You will be required to explain how your algorithm is more efficient than naive sequential allocation in a short report.
Sample output 3
Given resources.txt with the following information:
0 1 2
1 2 3
2 3 4
3 4 1
./detect -f resources.txt -c could print:
0 0 1,2\n
0 2 3,4\n
1 1 2,3\n
1 3 4,1\n
Simulation time 2\n
Note that with -c your program should not print the output required in Section 3.
:
1
Tasks 1-5. We will run all baseline algorithms against our test cases. You will be given access to half of these test cases and their expected outputs. Half of your mark for the first 5 tasks will be based on these known test cases. Hence, we strongly recommend you to test your code against them.
Task 6. The challenge task, as described in Section 4, will be evaluated based on a set of 3 test cases provided to you and your report. We will use these test cases to compare the Simulation time of your algorithm (with -c option) with the sequential execution. A scheduling algorithm that results in a shorter Simulation time over the sequential algorithm on all 3 test cases will be awarded 1.5 marks, 1 mark for improving on 2/3 test cases and 0.5 marks for improving on 1/3 test cases. We may use a verification algorithm on your transcript to verify that your allocation is sound (e.g., that same file is not given to two different processes at the same time and that your simulation time is computed correctly). You will not be provided with expected outputs for test cases in this task.
Task 7. Quality of software practices Factors considered include quality of code, based on the choice of variable names, comments, indentation, abstraction, modularity, and proper use of version control, based on the regularity of commit and push events, their content and associated commit messages (e.g., repositories with a single commit and push, non-informative commit messages will lose
0.5 mark).
Task 8. Build quality Running make clean && make -B && ./detect <command line arguments> should execute the submission.
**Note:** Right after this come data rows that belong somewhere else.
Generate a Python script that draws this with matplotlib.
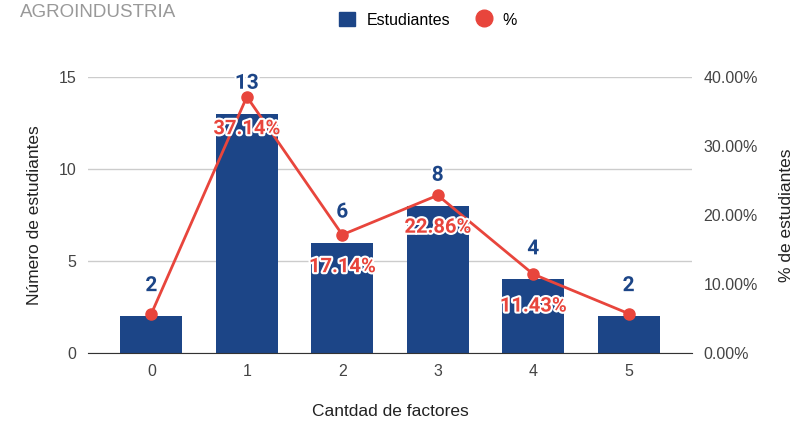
import matplotlib.pyplot as plt
from matplotlib.lines import Line2D
from matplotlib.patches import Patch
import matplotlib.patheffects as pe
import numpy as np

factores = ['0', '1', '2', '3', '4', '5']
estudiantes = [2, 13, 6, 8, 4, 2]
porcentaje = [5.71, 37.14, 17.14, 22.86, 11.43, 5.71]
etiquetas_pct = ['', '37.14%', '17.14%', '22.86%', '11.43%', '']

azul = '#1c4587'
rojo = '#e8453c'
gris = '#444444'

plt.rcParams['font.family'] = ['Liberation Sans', 'DejaVu Sans']

fig = plt.figure(figsize=(8.05, 4.22), dpi=100)
ax = fig.add_axes([0.109, 0.1635, 0.751, 0.654])
x = np.arange(len(factores))

ax.bar(x, estudiantes, width=0.65, color=azul, zorder=2)
ax.set_xlim(-0.667, 5.667)
ax.set_ylim(0, 15)
ax.set_yticks([0, 5, 10, 15])
ax.set_xticks(x)
ax.set_xticklabels(factores)
ax.grid(axis='y', color='#cccccc', linewidth=1, zorder=0)
for s in ['top', 'right', 'left']:
    ax.spines[s].set_visible(False)
ax.spines['bottom'].set_color('#333333')
ax.tick_params(axis='both', length=0, labelsize=11.5, labelcolor=gris, pad=8)
ax.set_xlabel('Cantdad de factores', fontsize=12.5, color='#222222', labelpad=18)
ax.set_ylabel('Número de estudiantes', fontsize=12.5, color='#222222', labelpad=12)

for xi, v in zip(x, estudiantes):
    ax.annotate(str(v), (xi, v), xytext=(0, 22), textcoords='offset points',
                ha='center', va='center', fontsize=15, fontweight='bold', color=azul,
                family='Roboto',
                path_effects=[pe.withStroke(linewidth=3, foreground='white')], zorder=5)

ax2 = ax.twinx()
ax2.plot(x, porcentaje, color=rojo, linewidth=2, marker='o', markersize=8, zorder=3)
ax2.set_ylim(0, 40)
ax2.set_yticks([0, 10, 20, 30, 40])
ax2.set_yticklabels(['%.2f%%' % t for t in [0, 10, 20, 30, 40]])
for s in ['top', 'right', 'left', 'bottom']:
    ax2.spines[s].set_visible(False)
ax2.tick_params(axis='y', length=0, labelsize=11.5, labelcolor=gris, pad=8)
ax2.set_ylabel('% de estudiantes', fontsize=12.5, color='#222222', labelpad=15)

for xi, p, t in zip(x, porcentaje, etiquetas_pct):
    if t:
        ax2.annotate(t, (xi, p), xytext=(0, -23), textcoords='offset points',
                     ha='center', va='center', fontsize=14.5, fontweight='bold', color=rojo,
                     family='Roboto',
                     path_effects=[pe.withStroke(linewidth=3, foreground='white')], zorder=6)

handles = [Patch(color=azul, label='Estudiantes'),
           Line2D([], [], color=rojo, marker='o', linestyle='', markersize=12, label='%')]
fig.legend(handles=handles, loc='center', bbox_to_anchor=(0.532, 0.953), ncol=2,
           frameon=False, prop={'size': 11.5},
           handlelength=1.0, handleheight=1.0,
           columnspacing=1.6, handletextpad=0.7)

fig.text(0.025, 0.97, 'AGROINDUSTRIA', fontsize=13.5, color='#999999', va='center', ha='left')

plt.savefig('out.png', dpi=100)
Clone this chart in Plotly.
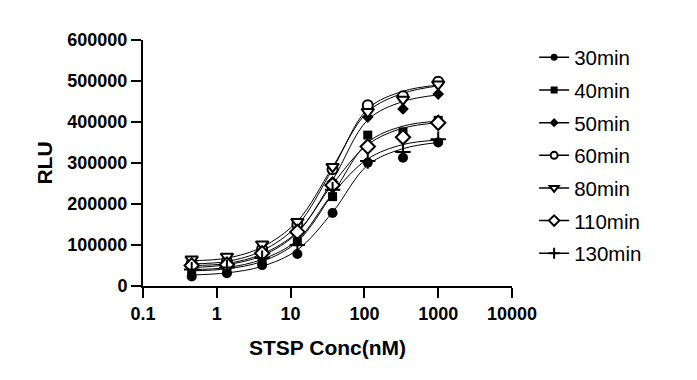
import plotly.graph_objects as go

conc = [0.457, 1.372, 4.115, 12.35, 37.04, 111.1, 333.3, 1000]
series_names = ["30min", "40min", "50min", "60min", "80min", "110min", "130min"]

rlu_30 = [23000, 31000, 51000, 78000, 178000, 301000, 313000, 350000]
rlu_40 = [35000, 40000, 62000, 108000, 218000, 368000, 376000, 404000]
rlu_50 = [45000, 55000, 75000, 130000, 254000, 412000, 432000, 468000]
rlu_60 = [55000, 60000, 90000, 150000, 285000, 441000, 463000, 498000]
rlu_80 = [65000, 72000, 102000, 157000, 291000, 425000, 455000, 492000]
rlu_110 = [50000, 52000, 80000, 132000, 246000, 340000, 363000, 398000]
rlu_130 = [40000, 45000, 68000, 100000, 235000, 305000, 327000, 358000]

# fitted curve heights at each concentration
fit_30 = [27000, 32000, 48000, 88000, 180000, 295000, 335000, 350000]
fit_40 = [37000, 42000, 60000, 108000, 225000, 350000, 390000, 402000]
fit_50 = [45000, 52000, 74000, 130000, 258000, 405000, 450000, 466000]
fit_60 = [54000, 60000, 86000, 148000, 285000, 432000, 475000, 490000]
fit_80 = [62000, 68000, 95000, 158000, 290000, 425000, 470000, 488000]
fit_110 = [50000, 55000, 78000, 132000, 248000, 345000, 385000, 398000]
fit_130 = [40000, 45000, 65000, 112000, 225000, 310000, 345000, 356000]

x_tick_vals = [0.1, 1, 10, 100, 1000, 10000]
x_tick_text = ["0.1", "1", "10", "100", "1000", "10000"]
y_tick_vals = [0, 100000, 200000, 300000, 400000, 500000, 600000]

data = [rlu_30, rlu_40, rlu_50, rlu_60, rlu_80, rlu_110, rlu_130]
fits = [fit_30, fit_40, fit_50, fit_60, fit_80, fit_110, fit_130]

markers = [
    dict(symbol="circle", size=10, color="black", line=dict(width=0)),
    dict(symbol="square", size=9, color="black", line=dict(width=0)),
    dict(symbol="diamond", size=9, color="black", line=dict(width=0)),
    dict(symbol="circle", size=10, color="white", line=dict(width=2, color="black")),
    dict(symbol="triangle-down", size=11, color="white", line=dict(width=2, color="black")),
    dict(symbol="diamond", size=11, color="white", line=dict(width=2, color="black")),
    dict(symbol="cross-thin", size=11, color="black", line=dict(width=2, color="black")),
]

fig = go.Figure()
for name, ys, fy, mk in zip(series_names, data, fits, markers):
    fig.add_trace(go.Scatter(x=conc, y=fy, mode="lines", line=dict(color="black", width=1, shape="spline", smoothing=1.0),
                             showlegend=False, hoverinfo="skip"))
for name, ys, fy, mk in zip(series_names, data, fits, markers):
    fig.add_trace(go.Scatter(x=conc, y=ys, mode="markers", marker=mk, showlegend=False, name=name))
for i, (name, mk) in enumerate(zip(series_names, markers)):
    lm = dict(mk)
    lm["size"] = max(mk["size"] - 3, 7)
    fig.add_trace(go.Scatter(x=[None], y=[None], mode="lines+markers", name=name, marker=lm,
                             line=dict(color="black", width=1.5), legendgroup=name))

font_family = "Arial, Liberation Sans, sans-serif"
fig.update_layout(
    width=697, height=380,
    margin=dict(l=135, r=193, t=32, b=102, autoexpand=False),
    paper_bgcolor="white", plot_bgcolor="white",
    font=dict(family=font_family, color="black"),
    legend=dict(x=1.06, y=1.01, xanchor="left", yanchor="top", font=dict(size=20.5, family=font_family),
                tracegroupgap=3, bgcolor="rgba(0,0,0,0)", maxheight=1),
    xaxis=dict(type="log", range=[-1, 4], tickvals=x_tick_vals, ticktext=x_tick_text, automargin=False,
               showline=True, linewidth=2, linecolor="black", ticks="outside", ticklen=10, tickwidth=2,
               tickcolor="black", showgrid=False, zeroline=False,
               tickfont=dict(size=18, family=font_family, weight="bold"),
               title=dict(text="<b>STSP Conc(nM)</b>", font=dict(size=21, family=font_family), standoff=18)),
    yaxis=dict(range=[0, 600000], tickvals=y_tick_vals, tickformat="d", automargin=False,
               showline=True, linewidth=2, linecolor="black", ticks="outside", ticklen=10, tickwidth=2,
               tickcolor="black", showgrid=False, zeroline=False,
               tickfont=dict(size=18, family=font_family, weight="bold"),
               title=dict(text="<b>RLU</b>", font=dict(size=21, family=font_family), standoff=9)),
)
fig.write_html("out.html")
If this fails for any reason, you will be told the reason, and be allowed to resubmit (with the usual late penalty).
A 0.5 mark penalty will be applied if compiling using “-Wall” yields a warning or if your final commit contains detect, any other executable or .o files (see Practical 2). Executable scripts (with .sh extension) are excepted.
The automated test script expects detect to exit/return with status code of 0 (i.e., it successfully runs and terminates).
We will not give partial marks or allow code edits for either known or hidden cases without applying late penalty (calculated from the deadline).